Sendo Verdi o grande compositor de óperas que era, natural que a música tivesse uma força dramática muito além do usual numa obra religiosa. Que outro Réquiem tem no "Dies iræ" um Deus tão terrivelmente irado? E quando o "Ingemisco" foi tão genuíno na esperança de misericórdia? Nunca. Como nunca o grito desesperado da soprano no "Libera me" final jamais foi tão verdadeiro ao implorar por sobrevivência transcendental. Ele usou, como não poderia deixar de fazê-lo, todos os recursos que conhecia para dar veracidade ao texto.

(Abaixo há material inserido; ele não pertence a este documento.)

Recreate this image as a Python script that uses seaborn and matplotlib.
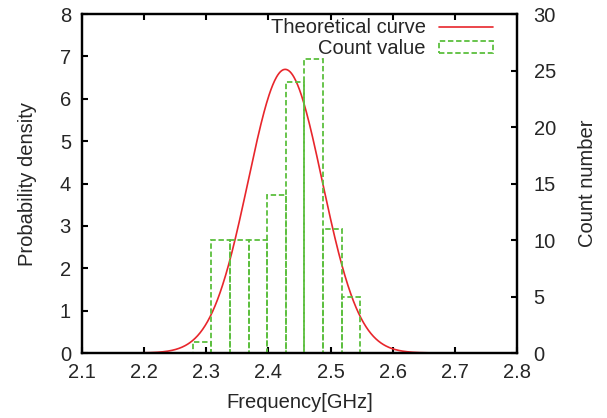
import numpy as np
import pandas as pd
import matplotlib
matplotlib.use("Agg")
import matplotlib.pyplot as plt
import seaborn as sns
from matplotlib.lines import Line2D
from matplotlib.patches import Rectangle

# ---- data ----
bin_edges = [2.278, 2.308, 2.338, 2.368, 2.398, 2.428, 2.458, 2.488, 2.518, 2.548]
bin_counts = [1, 10, 10, 10, 14, 24, 26, 11, 5]
curve_mean = 2.427      # GHz, theoretical normal curve
curve_sigma = 0.0596    # GHz
x_ticks = [2.1, 2.2, 2.3, 2.4, 2.5, 2.6, 2.7, 2.8]
y_ticks = [0, 1, 2, 3, 4, 5, 6, 7, 8]
y2_ticks = [0, 5, 10, 15, 20, 25, 30]

sns.set_theme(style="white")
plt.rcParams['font.family'] = ['Liberation Sans', 'DejaVu Sans']

RED = "#e8262c"
GREEN = "#5cbf3e"
FS = 14.5
DASH = (0, (3, 1.5))

fig = plt.figure(figsize=(6.07, 4.18), dpi=100)
ax = fig.add_axes([0.1351, 0.1555, 0.8517 - 0.1351, 0.9665 - 0.1555])
ax2 = ax.twinx()

# theoretical curve (normal pdf)
xs = np.linspace(2.1, 2.8, 701)
ys = np.exp(-0.5 * ((xs - curve_mean) / curve_sigma) ** 2) / (curve_sigma * np.sqrt(2 * np.pi))
curve_df = pd.DataFrame({"f": xs, "pdf": ys})
sns.lineplot(data=curve_df, x="f", y="pdf", ax=ax, color=RED, linewidth=1.2, zorder=2)

# histogram of counts
centers = [(a + b) / 2 for a, b in zip(bin_edges[:-1], bin_edges[1:])]
hist_df = pd.DataFrame({"f": centers, "count": bin_counts})
sns.histplot(data=hist_df, x="f", weights="count", bins=bin_edges, ax=ax2,
             fill=False, element="bars", color=GREEN, linewidth=1.3,
             linestyle=DASH, zorder=2)

ax.set_xlim(2.1, 2.8)
ax.set_ylim(0, 8)
ax2.set_ylim(0, 30)
ax.set_xticks(x_ticks)
ax.set_xticklabels([f"{v:.1f}" for v in x_ticks], fontsize=FS)
ax.set_yticks(y_ticks)
ax.set_yticklabels([str(v) for v in y_ticks], fontsize=FS)
ax2.set_yticks(y2_ticks)
ax2.set_yticklabels([str(v) for v in y2_ticks], fontsize=FS)

ax.set_xlabel("Frequency[GHz]", fontsize=FS, labelpad=8)
ax.set_ylabel("Probability density", fontsize=FS, labelpad=16)
ax2.set_ylabel("Count number", fontsize=FS, labelpad=16)

for a in (ax, ax2):
    for s in a.spines.values():
        s.set_linewidth(1.6)
        s.set_color("black")
        s.set_zorder(3)
    a.set_facecolor("none")
ax.tick_params(axis="x", which="both", direction="in", top=True, bottom=True,
               length=4, width=1.5, color="black", pad=7)
ax.tick_params(axis="y", direction="in", left=True, right=False,
               length=4, width=1.5, color="black", pad=8)
ax2.tick_params(axis="y", direction="in", left=False, right=True,
                length=4, width=1.5, color="black", pad=12)
ax2.tick_params(axis="x", top=False, bottom=False)
ax2.set_xlabel("")

handles = [Line2D([0], [0], color=RED, linewidth=1.2),
           Rectangle((0, 0), 1, 1, fill=False, edgecolor=GREEN, linewidth=1.3,
                     linestyle=DASH)]
ax2.legend(handles, ["Theoretical curve", "Count value"], loc="upper right",
           frameon=False, markerfirst=False, fontsize=FS, handlelength=2.7,
           handleheight=0.5, handletextpad=0.65, labelspacing=0.1,
           borderaxespad=0.0, bbox_to_anchor=(0.964, 1.012))

fig.savefig("out.png", dpi=100)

Tal grandiloqüência e espetaculosidade levou a críticas ácidas e virulentas na época. Mesmo o grande regente Hans von Bülow, partidário (e vítima) de Wagner, não conseguiu enxergar as qualidades desta poderosa peça qualificando-a com desdém de "ópera travestida de música liturgica". Por incrível que pareça, quem saiu em defesa foi o recolhido Brahms: "Bülow fez de si um asno eterno com tal comentário, pois somente um gênio poderia escrever algo assim". E é até verdade a avaliação de Bülow, mas isso não diminui o valor deste Réquiem, que hoje já não precisa mais de defesa.